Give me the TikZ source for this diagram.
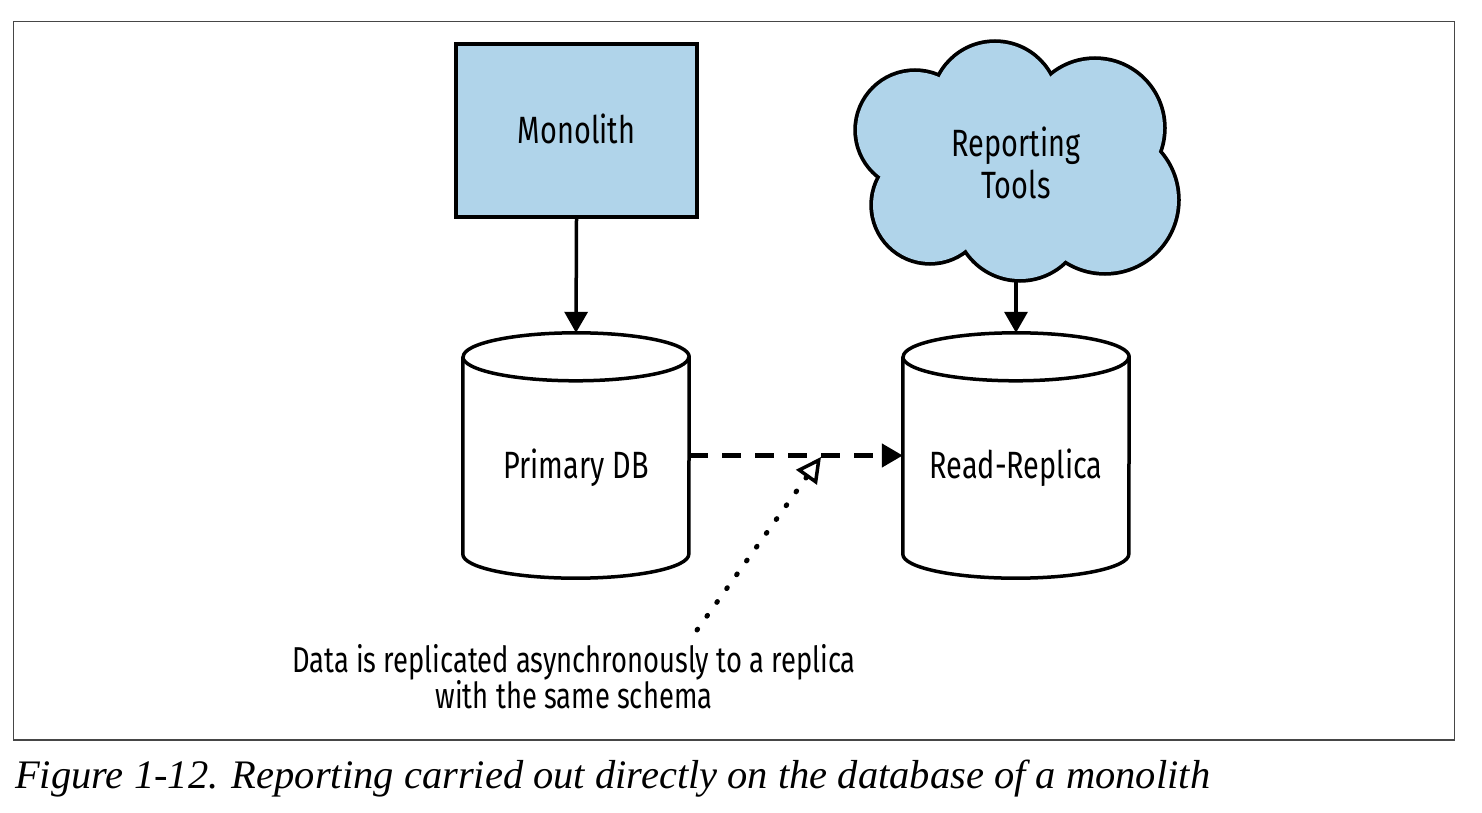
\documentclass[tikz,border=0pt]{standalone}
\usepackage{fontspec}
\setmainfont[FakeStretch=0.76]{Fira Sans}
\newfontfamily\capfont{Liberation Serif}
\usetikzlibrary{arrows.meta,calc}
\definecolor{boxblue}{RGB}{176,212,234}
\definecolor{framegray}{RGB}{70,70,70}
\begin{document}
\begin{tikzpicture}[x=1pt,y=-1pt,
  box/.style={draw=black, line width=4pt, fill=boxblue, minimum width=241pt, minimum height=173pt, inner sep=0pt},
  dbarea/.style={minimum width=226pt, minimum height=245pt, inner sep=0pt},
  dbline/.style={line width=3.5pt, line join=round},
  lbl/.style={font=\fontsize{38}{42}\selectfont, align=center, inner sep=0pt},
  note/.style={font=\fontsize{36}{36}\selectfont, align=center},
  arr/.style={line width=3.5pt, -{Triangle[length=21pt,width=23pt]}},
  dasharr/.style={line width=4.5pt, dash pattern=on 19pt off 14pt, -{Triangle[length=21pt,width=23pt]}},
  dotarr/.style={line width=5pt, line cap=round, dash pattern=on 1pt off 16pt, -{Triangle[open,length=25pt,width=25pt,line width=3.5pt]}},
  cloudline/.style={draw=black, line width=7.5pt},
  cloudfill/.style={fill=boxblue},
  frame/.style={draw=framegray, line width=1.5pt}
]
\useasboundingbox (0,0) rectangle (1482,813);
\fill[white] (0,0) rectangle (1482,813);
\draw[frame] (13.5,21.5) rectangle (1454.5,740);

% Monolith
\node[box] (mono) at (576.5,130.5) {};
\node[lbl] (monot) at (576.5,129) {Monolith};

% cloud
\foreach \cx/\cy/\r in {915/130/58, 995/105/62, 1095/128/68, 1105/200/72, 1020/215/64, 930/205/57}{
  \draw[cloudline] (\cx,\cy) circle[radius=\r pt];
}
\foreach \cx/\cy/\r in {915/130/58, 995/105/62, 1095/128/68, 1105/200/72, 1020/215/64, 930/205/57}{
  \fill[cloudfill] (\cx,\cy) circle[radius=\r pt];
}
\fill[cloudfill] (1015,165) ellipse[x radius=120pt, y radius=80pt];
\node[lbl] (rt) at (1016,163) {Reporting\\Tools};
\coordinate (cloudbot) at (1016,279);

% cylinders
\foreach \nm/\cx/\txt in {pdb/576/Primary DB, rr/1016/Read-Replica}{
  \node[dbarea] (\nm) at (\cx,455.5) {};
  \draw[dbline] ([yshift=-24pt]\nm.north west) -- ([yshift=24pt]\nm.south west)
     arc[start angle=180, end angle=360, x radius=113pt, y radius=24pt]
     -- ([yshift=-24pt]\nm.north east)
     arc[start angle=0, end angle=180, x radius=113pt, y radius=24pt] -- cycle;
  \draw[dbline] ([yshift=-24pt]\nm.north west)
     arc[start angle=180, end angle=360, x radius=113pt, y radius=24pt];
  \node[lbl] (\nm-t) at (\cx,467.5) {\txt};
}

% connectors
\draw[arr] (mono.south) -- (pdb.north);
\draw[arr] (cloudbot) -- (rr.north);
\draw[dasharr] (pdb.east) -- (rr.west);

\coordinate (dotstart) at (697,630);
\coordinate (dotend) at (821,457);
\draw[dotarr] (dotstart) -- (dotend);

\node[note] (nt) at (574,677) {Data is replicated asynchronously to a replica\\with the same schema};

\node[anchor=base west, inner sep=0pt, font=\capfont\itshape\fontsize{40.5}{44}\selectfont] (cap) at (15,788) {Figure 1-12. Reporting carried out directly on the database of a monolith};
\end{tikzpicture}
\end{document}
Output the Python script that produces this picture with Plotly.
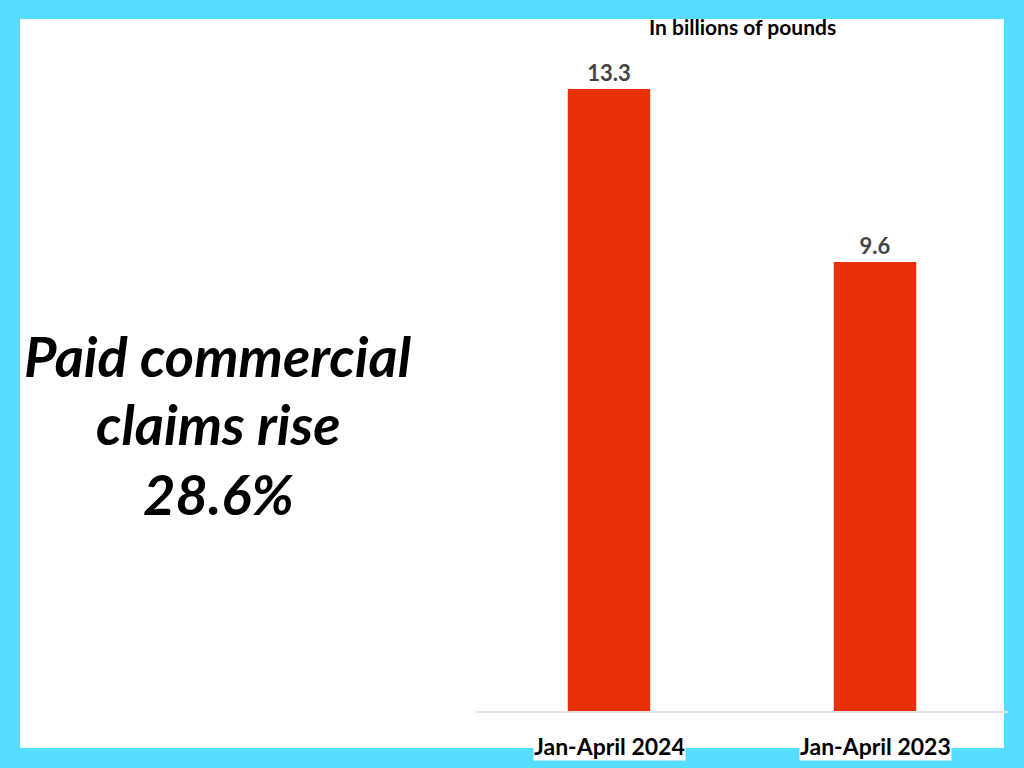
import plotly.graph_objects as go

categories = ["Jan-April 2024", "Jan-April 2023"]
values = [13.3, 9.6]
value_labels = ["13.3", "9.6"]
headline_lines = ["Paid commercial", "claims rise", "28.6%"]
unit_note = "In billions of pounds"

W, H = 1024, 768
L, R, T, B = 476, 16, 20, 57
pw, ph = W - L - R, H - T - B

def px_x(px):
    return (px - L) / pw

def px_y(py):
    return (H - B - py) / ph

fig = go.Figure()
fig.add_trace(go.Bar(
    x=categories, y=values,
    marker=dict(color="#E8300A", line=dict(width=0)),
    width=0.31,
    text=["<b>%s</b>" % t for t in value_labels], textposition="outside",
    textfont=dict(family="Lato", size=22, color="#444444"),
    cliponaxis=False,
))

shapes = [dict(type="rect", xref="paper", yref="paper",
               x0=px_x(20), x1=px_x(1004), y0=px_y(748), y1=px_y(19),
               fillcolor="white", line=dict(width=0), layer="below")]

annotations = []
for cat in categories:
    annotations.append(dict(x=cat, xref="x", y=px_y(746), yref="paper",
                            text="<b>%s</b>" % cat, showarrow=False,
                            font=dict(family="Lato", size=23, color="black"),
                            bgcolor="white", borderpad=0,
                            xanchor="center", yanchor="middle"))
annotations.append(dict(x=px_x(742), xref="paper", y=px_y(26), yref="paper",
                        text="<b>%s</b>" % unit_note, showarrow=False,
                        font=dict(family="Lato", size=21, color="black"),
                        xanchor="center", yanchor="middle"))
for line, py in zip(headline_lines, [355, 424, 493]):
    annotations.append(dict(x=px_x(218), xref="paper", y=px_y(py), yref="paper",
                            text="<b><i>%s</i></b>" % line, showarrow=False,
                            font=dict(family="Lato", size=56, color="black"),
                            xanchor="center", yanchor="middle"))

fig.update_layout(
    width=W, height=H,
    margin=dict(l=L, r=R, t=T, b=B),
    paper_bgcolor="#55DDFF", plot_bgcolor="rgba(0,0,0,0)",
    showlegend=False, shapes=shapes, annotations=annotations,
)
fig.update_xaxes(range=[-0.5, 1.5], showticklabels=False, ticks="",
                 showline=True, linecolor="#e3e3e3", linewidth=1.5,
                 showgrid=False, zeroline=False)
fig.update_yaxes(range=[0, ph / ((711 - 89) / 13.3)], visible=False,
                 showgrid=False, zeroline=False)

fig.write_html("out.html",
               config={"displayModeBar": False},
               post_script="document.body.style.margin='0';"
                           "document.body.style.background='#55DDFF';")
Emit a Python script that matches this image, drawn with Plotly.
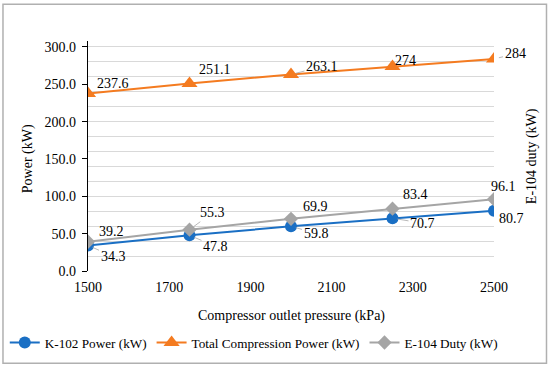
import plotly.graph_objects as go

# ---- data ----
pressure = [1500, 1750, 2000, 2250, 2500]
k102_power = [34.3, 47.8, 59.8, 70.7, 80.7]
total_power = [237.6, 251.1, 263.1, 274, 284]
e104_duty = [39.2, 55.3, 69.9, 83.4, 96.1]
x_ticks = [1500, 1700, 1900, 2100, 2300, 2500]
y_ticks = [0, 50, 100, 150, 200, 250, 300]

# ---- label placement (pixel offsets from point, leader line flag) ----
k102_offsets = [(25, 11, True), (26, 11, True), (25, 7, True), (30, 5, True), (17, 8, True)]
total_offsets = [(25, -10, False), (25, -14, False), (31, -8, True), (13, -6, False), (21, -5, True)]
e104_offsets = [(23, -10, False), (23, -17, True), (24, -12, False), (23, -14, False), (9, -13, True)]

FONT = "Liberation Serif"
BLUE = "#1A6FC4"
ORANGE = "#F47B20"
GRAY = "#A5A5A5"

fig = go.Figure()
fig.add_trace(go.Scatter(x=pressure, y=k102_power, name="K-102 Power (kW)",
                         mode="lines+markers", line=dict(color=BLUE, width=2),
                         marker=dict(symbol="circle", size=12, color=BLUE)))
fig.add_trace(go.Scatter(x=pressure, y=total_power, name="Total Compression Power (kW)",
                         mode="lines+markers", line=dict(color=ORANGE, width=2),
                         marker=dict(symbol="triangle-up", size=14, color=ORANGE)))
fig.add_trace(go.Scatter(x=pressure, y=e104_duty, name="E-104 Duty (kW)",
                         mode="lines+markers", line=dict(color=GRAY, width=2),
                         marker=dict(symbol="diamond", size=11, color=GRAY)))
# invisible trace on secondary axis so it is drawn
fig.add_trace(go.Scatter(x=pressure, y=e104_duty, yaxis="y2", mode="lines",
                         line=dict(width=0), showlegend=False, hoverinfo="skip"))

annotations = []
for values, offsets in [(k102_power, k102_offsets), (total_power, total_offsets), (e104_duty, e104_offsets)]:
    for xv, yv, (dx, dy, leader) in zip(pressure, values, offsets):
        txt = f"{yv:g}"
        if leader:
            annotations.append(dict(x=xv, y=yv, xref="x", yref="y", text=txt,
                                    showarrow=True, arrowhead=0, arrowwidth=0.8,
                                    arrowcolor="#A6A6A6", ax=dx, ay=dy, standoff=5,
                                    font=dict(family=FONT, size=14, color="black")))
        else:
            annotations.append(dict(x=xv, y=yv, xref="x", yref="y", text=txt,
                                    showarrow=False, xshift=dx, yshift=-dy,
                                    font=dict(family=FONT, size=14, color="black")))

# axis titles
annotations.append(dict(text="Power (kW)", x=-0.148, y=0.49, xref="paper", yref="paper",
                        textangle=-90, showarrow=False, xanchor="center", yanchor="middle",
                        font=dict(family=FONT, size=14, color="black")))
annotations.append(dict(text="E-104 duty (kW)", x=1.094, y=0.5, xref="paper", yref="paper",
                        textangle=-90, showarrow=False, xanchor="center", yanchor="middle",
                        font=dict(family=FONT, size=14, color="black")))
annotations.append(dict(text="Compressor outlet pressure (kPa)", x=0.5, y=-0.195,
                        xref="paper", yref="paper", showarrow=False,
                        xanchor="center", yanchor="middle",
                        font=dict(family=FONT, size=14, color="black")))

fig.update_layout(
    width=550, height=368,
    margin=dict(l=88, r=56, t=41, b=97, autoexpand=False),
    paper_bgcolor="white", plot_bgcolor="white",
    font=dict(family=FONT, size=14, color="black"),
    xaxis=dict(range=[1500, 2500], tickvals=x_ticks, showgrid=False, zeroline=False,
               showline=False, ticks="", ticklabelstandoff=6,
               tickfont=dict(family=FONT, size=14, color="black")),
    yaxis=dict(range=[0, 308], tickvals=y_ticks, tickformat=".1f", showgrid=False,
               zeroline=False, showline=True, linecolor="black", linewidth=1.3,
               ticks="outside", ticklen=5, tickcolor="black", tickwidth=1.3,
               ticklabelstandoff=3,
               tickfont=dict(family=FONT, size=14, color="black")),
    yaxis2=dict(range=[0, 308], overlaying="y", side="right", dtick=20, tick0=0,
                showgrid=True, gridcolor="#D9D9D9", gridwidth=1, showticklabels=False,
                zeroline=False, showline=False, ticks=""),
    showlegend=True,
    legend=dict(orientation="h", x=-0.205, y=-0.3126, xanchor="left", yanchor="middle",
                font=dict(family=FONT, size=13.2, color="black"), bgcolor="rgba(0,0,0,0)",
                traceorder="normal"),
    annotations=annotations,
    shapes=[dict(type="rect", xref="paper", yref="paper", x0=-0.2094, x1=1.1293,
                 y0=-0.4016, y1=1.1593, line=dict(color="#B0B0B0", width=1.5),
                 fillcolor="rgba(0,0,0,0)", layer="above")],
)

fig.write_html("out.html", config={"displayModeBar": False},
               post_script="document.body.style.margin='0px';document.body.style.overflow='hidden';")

§ §

◆ **Goal**: Using the entries above, return each line in which the word "that" occurs.

◆ **Solution for this exercise**:
Output the Python script that produces this picture with Plotly.
Emit a Python script that matches this image, drawn with Plotly.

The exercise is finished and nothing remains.